MD5 is an algorithm which generates a 128-bit hash, which is used to verify the integrity of data.
When a critical data is shared between two parties, the authenticity of the data needs to be verified, whether the data is corrupted during transit or not.
md5sum is a function that uses MD5 algorithm which generates a 128-bit hash based on the data.
Let's first see how it is done on a terminal, Ubuntu has a built in command md5sum and iOS has md5
$ echo 'hello world!' | md5sum
c897d1410af8f2c74fba11b1db511e9e
For the string hello world! the 128-bit hash is c897d1410af8f2c74fba11b1db511e9e
Now let's compare the result with a node js library md5.
Create a simple package.json with md5 as dependency and in a index.js file use it to generate md5sum for the string hello world!
{
"name": "md5",
"version": "1.0.0",
"description": "generate md5sum",
"main": "index.js",
"scripts": {
"start": "node index.js"
},
"author": "",
"license": "ISC",
"dependencies": {
"md5": "^2.3.0"
}
}
const md5sum = require("md5");
console.log(md5sum("hello world!"));
Let's run index.js
$ node index.js
fc3ff98e8c6a0d3087d515c0473f8677
The hash came out to be fc3ff98e8c6a0d3087d515c0473f8677 which is completely different than c897d1410af8f2c74fba11b1db511e9e
By default the echo command appends a new line character to the end of strings, so hello world! is considered as hello world!\n. We have to explicitly tell echo to not add new line character at the end.

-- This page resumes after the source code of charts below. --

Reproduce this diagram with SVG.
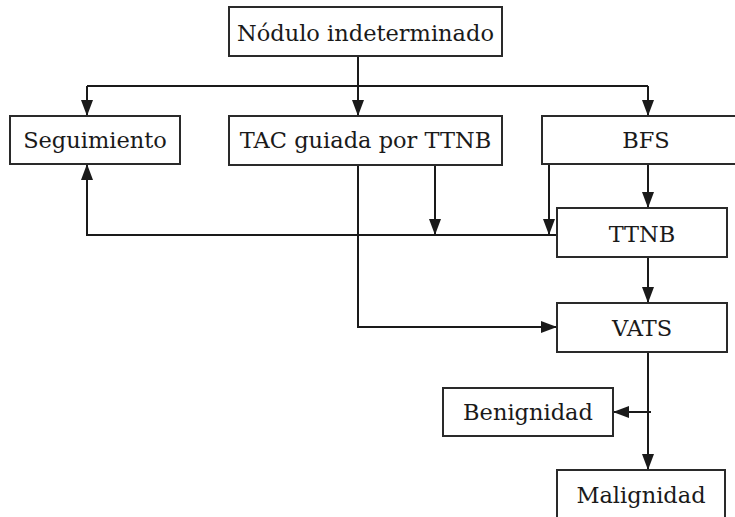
<svg xmlns="http://www.w3.org/2000/svg" width="735" height="517" viewBox="0 0 735 517">
  <defs>
    <marker id="arrow" viewBox="0 0 16 12" refX="16" refY="6" markerWidth="16" markerHeight="12" markerUnits="userSpaceOnUse" orient="auto">
      <path d="M0,0 L16,6 L0,12 Z" fill="#1a1a1a"/>
    </marker>
    <style>
      .box { fill: #ffffff; stroke: #2a2a2a; stroke-width: 2; }
      .lbl { font-family: "DejaVu Serif", "Liberation Serif", serif; font-size: 22.5px; fill: #1a1a1a; text-anchor: middle; }
      .wire { fill: none; stroke: #1a1a1a; stroke-width: 2; }
      .arr { marker-end: url(#arrow); }
    </style>
  </defs>
  <rect width="735" height="517" fill="#ffffff"/>

  <!-- connectors -->
  <g id="connectors">
    <line class="wire" x1="358" y1="56" x2="358" y2="86"/>
    <line class="wire" x1="87" y1="86" x2="648" y2="86"/>
    <line class="wire arr" x1="87" y1="86" x2="87" y2="116"/>
    <line class="wire arr" x1="358" y1="86" x2="358" y2="116"/>
    <line class="wire arr" x1="648" y1="86" x2="648" y2="116"/>
    <line class="wire arr" x1="435" y1="165" x2="435" y2="235"/>
    <line class="wire arr" x1="549" y1="164" x2="549" y2="235"/>
    <line class="wire arr" x1="648" y1="164" x2="648" y2="208"/>
    <polyline class="wire arr" points="557,235 87,235 87,164"/>
    <polyline class="wire arr" points="358,165 358,327 557,327"/>
    <line class="wire arr" x1="648" y1="257" x2="648" y2="303"/>
    <line class="wire arr" x1="648" y1="352" x2="648" y2="470"/>
    <line class="wire arr" x1="651" y1="412" x2="613" y2="412"/>
  </g>

  <g id="n-nodulo">
    <rect class="box" x="229" y="7" width="273" height="49"/>
    <text class="lbl" x="365.5" y="41">Nódulo indeterminado</text>
  </g>
  <g id="n-seguimiento">
    <rect class="box" x="10" y="116" width="170" height="48"/>
    <text class="lbl" x="95" y="148">Seguimiento</text>
  </g>
  <g id="n-tac">
    <rect class="box" x="229" y="116" width="273" height="49"/>
    <text class="lbl" x="365.5" y="148">TAC guiada por TTNB</text>
  </g>
  <g id="n-bfs">
    <rect class="box" x="542" y="116" width="200" height="48"/>
    <text class="lbl" x="646" y="148">BFS</text>
  </g>
  <g id="n-ttnb">
    <rect class="box" x="557" y="208" width="170" height="49"/>
    <text class="lbl" x="642" y="242">TTNB</text>
  </g>
  <g id="n-vats">
    <rect class="box" x="557" y="303" width="170" height="49"/>
    <text class="lbl" x="642" y="336">VATS</text>
  </g>
  <g id="n-benignidad">
    <rect class="box" x="443" y="388" width="170" height="48"/>
    <text class="lbl" x="528" y="420">Benignidad</text>
  </g>
  <g id="n-malignidad">
    <rect class="box" x="557" y="470" width="168" height="60"/>
    <text class="lbl" x="641" y="503">Malignidad</text>
  </g>
</svg>
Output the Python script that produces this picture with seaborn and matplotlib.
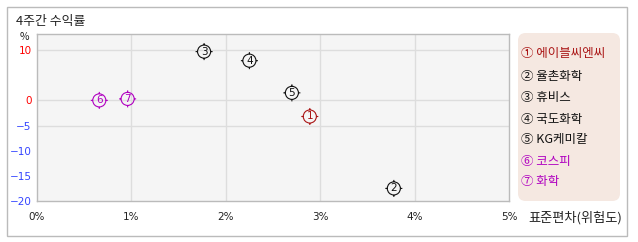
import matplotlib
matplotlib.use("Agg")
import matplotlib.pyplot as plt
from matplotlib.path import Path
from matplotlib.patches import FancyBboxPatch, Rectangle
import seaborn as sns
import pandas as pd
import numpy as np

names = ["에이블씨엔씨", "율촌화학", "휴비스", "국도화학", "KG케미칼", "코스피", "화학"]
labels = ["1", "2", "3", "4", "5", "6", "7"]
circled = ["①", "②", "③", "④", "⑤", "⑥", "⑦"]
risk = [2.89, 3.78, 1.77, 2.25, 2.70, 0.66, 0.96]
ret = [-3.2, -17.5, 9.7, 7.9, 1.5, 0.0, 0.3]
xticks = [0, 1, 2, 3, 4, 5]
yticks = [10, 0, -5, -10, -15, -20]

colors = ["#AA1515", "#111111", "#111111", "#111111", "#111111", "#B000C0", "#B000C0"]
ytick_colors = ["#FF0000", "#FF0000", "#3344FF", "#3344FF", "#3344FF", "#3344FF"]

df = pd.DataFrame({"risk": risk, "ret": ret, "label": labels, "name": names})

sns.set_theme(style="white")
plt.rcParams["font.family"] = ["Noto Sans CJK KR", "DejaVu Sans"]

fig = plt.figure(figsize=(6.38, 2.42), dpi=100)
W, H = 638, 242
# outer frame
frame = Rectangle((6.5 / W, 1 - 235.5 / H), (627 - 6.5) / W, (235.5 - 7) / H,
                  transform=fig.transFigure, facecolor="none",
                  edgecolor="#BBBBBB", linewidth=1, zorder=-5)
fig.patches.append(frame)

ax = fig.add_axes([37 / W, 1 - 201 / H, (509 - 37) / W, (201 - 34) / H])
ax.set_zorder(2)
ax.set_facecolor("#F5F5F5")

# custom marker: circle with four ticks
circ = Path.unit_circle()
ticks = Path([(0, 1), (0, 1.3), (0, -1), (0, -1.3), (1, 0), (1.3, 0), (-1, 0), (-1.3, 0)],
             [Path.MOVETO, Path.LINETO] * 4)
marker = Path.make_compound_path(circ, ticks)

sns.scatterplot(data=df, x="risk", y="ret", hue="label", palette=colors, marker=marker,
                s=150, linewidth=0.8, legend=False, ax=ax, zorder=3)
coll = ax.collections[-1]
coll.set_edgecolors(colors)
coll.set_facecolors("none")

for x, y, lab, c in zip(risk, ret, labels, colors):
    ax.text(x, y, lab, ha="center", va="center", fontsize=7.5, color=c, zorder=4,
            family="DejaVu Sans")

ax.set_xlim(0, 5)
ax.set_ylim(-20, 13.2)
ax.set_xticks(xticks)
ax.set_xticklabels([f"{t}%" for t in xticks], fontsize=7.5, color="#222222", family="DejaVu Sans")
ax.set_yticks(yticks)
ax.set_yticklabels([str(t).replace("-", "−") for t in yticks], fontsize=7.5, family="DejaVu Sans")
for lab, c in zip(ax.get_yticklabels(), ytick_colors):
    lab.set_color(c)
ax.tick_params(axis="both", length=0, pad=4)
ax.tick_params(axis="x", pad=8)
for t in [1, 2, 3, 4]:
    ax.axvline(t, color="#DDDDDD", linewidth=1, zorder=1)
for t in [10, 0, -5]:
    ax.axhline(t, color="#DDDDDD", linewidth=1, zorder=1)
for s in ax.spines.values():
    s.set_color("#BBBBBB")
    s.set_linewidth(1)
ax.set_xlabel("")
ax.set_ylabel("")

fig.text(16 / W, 1 - 21 / H, "4주간 수익률", fontsize=9.3, color="#222222", va="center", ha="left")
fig.text(24 / W, 1 - 37 / H, "%", fontsize=7.5, color="#222222", va="center", ha="center")
fig.text(528 / W, 1 - 218 / H, "표준편차(위험도)", fontsize=9.5, color="#222222", va="center", ha="left")

# legend box
fig.patches.append(FancyBboxPatch((518 / W, 1 - 201 / H), (620 - 518) / W, (201 - 33) / H,
                                  boxstyle="round,pad=0,rounding_size=0.012",
                                  transform=fig.transFigure, facecolor="#F5E8E1",
                                  edgecolor="none", mutation_aspect=W / H))
ys = [54, 76, 98, 119.5, 139, 161, 182]
for yy, cs, nm, c in zip(ys, circled, names, colors):
    fig.text(521 / W, 1 - yy / H, f"{cs} {nm}", fontsize=9, color=c, va="center", ha="left")

fig.savefig("out.png", dpi=100)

This is done using the -n option
$ echo -n 'hello world!' | md5sum
fc3ff98e8c6a0d3087d515c0473f8677
Now both the hash generated on the terminal and using the node js package are similar.
This is all good for small strings but what about files.

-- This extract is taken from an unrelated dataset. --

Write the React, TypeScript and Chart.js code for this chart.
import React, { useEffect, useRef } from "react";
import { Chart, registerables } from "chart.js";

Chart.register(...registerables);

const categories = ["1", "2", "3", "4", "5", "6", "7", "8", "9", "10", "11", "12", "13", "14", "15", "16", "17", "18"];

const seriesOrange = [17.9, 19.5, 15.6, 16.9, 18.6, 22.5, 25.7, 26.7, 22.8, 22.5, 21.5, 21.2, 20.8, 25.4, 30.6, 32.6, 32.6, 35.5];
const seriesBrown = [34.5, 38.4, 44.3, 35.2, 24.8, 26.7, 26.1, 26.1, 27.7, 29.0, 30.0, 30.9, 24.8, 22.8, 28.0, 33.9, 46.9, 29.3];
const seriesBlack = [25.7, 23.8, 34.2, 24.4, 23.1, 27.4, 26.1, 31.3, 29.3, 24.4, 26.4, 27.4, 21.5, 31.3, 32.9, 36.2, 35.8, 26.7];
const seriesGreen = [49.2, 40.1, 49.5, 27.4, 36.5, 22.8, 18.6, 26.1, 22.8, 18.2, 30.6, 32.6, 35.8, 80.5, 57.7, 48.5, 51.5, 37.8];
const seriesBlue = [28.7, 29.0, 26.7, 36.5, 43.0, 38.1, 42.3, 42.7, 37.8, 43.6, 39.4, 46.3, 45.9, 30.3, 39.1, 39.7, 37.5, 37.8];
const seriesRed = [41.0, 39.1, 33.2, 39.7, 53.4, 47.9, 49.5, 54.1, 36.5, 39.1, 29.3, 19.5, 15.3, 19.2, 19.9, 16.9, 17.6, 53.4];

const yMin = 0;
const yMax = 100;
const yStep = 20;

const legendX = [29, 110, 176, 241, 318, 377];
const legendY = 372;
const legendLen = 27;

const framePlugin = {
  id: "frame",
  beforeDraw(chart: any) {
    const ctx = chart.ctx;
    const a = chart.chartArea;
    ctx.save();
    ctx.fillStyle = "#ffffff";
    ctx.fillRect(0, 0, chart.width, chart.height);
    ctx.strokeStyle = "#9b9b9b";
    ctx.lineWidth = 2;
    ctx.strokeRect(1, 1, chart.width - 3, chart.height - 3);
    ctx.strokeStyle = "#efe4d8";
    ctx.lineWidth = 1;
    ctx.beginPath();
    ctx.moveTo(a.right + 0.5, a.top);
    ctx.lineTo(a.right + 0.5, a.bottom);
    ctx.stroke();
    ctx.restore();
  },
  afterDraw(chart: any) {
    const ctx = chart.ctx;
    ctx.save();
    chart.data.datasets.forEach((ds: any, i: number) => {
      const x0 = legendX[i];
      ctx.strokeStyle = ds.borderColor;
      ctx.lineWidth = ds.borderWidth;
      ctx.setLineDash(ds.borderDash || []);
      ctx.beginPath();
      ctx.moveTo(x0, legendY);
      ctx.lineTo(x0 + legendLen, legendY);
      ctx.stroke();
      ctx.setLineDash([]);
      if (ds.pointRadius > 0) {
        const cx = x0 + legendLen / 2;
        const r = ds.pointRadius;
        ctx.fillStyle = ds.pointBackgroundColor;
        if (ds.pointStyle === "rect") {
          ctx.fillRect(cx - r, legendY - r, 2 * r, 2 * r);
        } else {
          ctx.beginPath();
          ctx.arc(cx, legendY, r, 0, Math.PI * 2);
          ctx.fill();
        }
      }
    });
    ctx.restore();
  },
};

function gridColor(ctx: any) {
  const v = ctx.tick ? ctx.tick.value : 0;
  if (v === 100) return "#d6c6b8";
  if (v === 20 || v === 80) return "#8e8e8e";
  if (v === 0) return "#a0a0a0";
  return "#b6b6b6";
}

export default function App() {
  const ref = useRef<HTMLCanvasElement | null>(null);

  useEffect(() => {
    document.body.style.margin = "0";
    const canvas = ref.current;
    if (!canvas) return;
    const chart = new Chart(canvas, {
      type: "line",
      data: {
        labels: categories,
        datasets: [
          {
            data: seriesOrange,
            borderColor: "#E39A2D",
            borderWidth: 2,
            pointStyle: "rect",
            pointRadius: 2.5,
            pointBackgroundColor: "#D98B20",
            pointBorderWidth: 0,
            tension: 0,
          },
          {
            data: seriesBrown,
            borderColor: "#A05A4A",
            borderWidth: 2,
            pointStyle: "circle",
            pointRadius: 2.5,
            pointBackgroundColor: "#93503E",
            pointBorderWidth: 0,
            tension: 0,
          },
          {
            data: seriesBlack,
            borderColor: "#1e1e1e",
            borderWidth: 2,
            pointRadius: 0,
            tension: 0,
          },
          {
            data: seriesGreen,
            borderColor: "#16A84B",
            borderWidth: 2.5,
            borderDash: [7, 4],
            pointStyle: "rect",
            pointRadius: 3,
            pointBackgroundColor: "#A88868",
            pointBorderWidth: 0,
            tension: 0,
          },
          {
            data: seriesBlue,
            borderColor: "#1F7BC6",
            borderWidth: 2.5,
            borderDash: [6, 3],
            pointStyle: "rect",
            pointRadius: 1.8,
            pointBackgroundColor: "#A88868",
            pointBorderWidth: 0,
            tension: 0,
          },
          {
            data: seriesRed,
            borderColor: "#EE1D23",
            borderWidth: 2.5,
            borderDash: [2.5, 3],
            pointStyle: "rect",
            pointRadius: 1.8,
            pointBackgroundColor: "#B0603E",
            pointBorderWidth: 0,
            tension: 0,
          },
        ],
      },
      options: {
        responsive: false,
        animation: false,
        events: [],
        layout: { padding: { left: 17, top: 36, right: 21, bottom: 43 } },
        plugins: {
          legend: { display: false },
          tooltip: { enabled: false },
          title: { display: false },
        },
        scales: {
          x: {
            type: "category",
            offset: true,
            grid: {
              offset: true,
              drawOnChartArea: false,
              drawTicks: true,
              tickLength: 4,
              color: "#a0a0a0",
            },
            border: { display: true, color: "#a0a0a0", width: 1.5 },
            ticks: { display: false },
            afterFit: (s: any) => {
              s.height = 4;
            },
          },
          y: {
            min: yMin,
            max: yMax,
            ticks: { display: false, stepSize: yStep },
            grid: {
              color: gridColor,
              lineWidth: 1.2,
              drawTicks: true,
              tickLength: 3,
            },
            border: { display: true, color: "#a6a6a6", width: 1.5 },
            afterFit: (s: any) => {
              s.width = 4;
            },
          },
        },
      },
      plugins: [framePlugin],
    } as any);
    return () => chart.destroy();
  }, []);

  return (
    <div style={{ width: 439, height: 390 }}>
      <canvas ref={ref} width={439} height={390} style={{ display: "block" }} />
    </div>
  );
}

Let's create a simple text file named greetings.txt and populate it with the string hello world!. The hash of the file will be
$ md5sum greetings.txt
c897d1410af8f2c74fba11b1db511e9e
This hash is exactly similar to the hash that was created before when echo command was used without -n option, that is because a file will always have an new line appended. Read more here
From the js side the file hash should look something similar
const md5sum = require("md5");
const fs = require("fs");
const res = fs.readFileSync("./greetings.txt", { encoding: "utf8", flag: "r" });
console.log(md5sum(res));
$ node index.js
c897d1410af8f2c74fba11b1db511e9e
Yes they are similar as file is the same entity.

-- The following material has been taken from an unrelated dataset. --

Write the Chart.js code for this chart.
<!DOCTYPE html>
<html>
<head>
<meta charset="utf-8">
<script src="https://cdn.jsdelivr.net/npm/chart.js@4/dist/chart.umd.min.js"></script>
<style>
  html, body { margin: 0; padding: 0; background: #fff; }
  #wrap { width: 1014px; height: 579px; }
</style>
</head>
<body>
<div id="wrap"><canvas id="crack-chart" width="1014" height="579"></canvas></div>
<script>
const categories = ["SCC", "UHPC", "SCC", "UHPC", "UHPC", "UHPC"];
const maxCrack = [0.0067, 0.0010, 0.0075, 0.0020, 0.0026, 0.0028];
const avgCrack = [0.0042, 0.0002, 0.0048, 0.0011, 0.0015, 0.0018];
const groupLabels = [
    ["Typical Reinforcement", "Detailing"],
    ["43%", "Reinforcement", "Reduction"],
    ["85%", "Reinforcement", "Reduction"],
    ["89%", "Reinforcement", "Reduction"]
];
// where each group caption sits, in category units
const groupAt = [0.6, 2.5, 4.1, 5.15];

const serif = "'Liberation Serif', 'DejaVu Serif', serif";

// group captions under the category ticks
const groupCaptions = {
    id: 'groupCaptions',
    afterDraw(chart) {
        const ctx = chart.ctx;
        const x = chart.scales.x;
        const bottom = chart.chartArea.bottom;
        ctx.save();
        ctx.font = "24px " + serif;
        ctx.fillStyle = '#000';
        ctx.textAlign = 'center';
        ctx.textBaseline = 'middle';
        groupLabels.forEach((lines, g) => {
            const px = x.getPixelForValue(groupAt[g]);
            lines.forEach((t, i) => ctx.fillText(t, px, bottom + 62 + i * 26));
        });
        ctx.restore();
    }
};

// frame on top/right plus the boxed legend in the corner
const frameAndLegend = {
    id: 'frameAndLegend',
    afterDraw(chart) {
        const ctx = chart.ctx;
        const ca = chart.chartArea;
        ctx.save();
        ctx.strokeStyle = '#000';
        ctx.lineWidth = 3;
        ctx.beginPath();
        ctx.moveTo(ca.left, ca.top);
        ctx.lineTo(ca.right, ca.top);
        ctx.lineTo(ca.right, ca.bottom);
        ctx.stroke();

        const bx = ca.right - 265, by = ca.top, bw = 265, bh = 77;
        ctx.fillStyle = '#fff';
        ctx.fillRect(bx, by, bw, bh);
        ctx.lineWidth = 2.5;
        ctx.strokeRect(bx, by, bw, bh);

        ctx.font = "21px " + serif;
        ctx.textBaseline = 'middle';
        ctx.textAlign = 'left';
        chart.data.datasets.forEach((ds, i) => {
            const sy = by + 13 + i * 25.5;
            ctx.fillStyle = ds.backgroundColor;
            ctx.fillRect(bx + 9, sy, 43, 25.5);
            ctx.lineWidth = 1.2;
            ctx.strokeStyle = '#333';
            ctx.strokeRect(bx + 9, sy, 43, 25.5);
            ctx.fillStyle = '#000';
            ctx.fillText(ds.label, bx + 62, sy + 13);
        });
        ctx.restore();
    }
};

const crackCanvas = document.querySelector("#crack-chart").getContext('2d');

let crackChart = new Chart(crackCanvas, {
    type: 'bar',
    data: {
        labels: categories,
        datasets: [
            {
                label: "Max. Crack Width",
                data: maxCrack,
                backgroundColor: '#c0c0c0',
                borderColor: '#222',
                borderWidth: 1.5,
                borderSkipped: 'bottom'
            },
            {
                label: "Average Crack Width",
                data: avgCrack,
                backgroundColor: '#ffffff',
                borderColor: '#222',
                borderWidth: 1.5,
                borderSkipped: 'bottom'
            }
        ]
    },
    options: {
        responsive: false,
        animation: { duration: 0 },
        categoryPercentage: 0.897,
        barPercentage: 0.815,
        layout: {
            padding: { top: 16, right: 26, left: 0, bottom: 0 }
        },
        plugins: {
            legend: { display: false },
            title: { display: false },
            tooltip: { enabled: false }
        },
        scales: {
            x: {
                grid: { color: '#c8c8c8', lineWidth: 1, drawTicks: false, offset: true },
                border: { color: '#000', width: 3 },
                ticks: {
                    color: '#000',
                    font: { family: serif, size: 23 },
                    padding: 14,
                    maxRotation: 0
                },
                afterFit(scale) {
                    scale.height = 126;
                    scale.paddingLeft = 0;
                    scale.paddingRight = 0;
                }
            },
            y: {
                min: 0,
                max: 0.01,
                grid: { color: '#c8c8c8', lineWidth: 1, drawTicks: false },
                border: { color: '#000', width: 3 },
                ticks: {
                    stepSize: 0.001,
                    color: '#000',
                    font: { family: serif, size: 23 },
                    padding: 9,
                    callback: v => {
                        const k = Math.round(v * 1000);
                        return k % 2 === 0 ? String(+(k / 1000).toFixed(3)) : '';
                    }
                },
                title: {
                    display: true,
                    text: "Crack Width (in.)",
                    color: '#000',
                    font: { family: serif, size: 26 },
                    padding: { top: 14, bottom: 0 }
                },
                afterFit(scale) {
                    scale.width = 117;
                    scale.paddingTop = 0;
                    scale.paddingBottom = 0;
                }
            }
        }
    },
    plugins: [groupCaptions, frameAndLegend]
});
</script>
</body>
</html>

Let's consider a use case, there is a requirement to build a file upload service where user selects a file to upload from a website and it gets uploaded to a remote server, to find out the integrity of the uploaded file we need to share the MD5 hash.
Should the hash be created in browser? The answer is no.
Let's figure out why, I will try to generate hash for a large file with size of 300 MB
const md5sum = require("md5");
const fs = require("fs");
const res = fs.readFileSync("largeFile.mp4", { encoding: "utf8", flag: "r" });
console.log(md5sum(res));
$ node index.js
../.npm/charenc@0.0.2/node_modules/charenc/charenc.js:6
return charenc.bin.stringToBytes(unescape(encodeURIComponent(str)));
^
RangeError: Invalid string length
at encodeURIComponent (<anonymous>)
at Object.stringToBytes (/Users/idks/Developer/test/node_modules/.pnpm/charenc@0.0.2/node_modules/charenc/charenc.js:6:49)
...
It failed because there is a limit to the string length in js. Read more here
So ideally the browser should not be responsible for creating MD5 hash but rather it's the users responsibality to create the hash and share it with a remote server along with the file to verify it's integrity.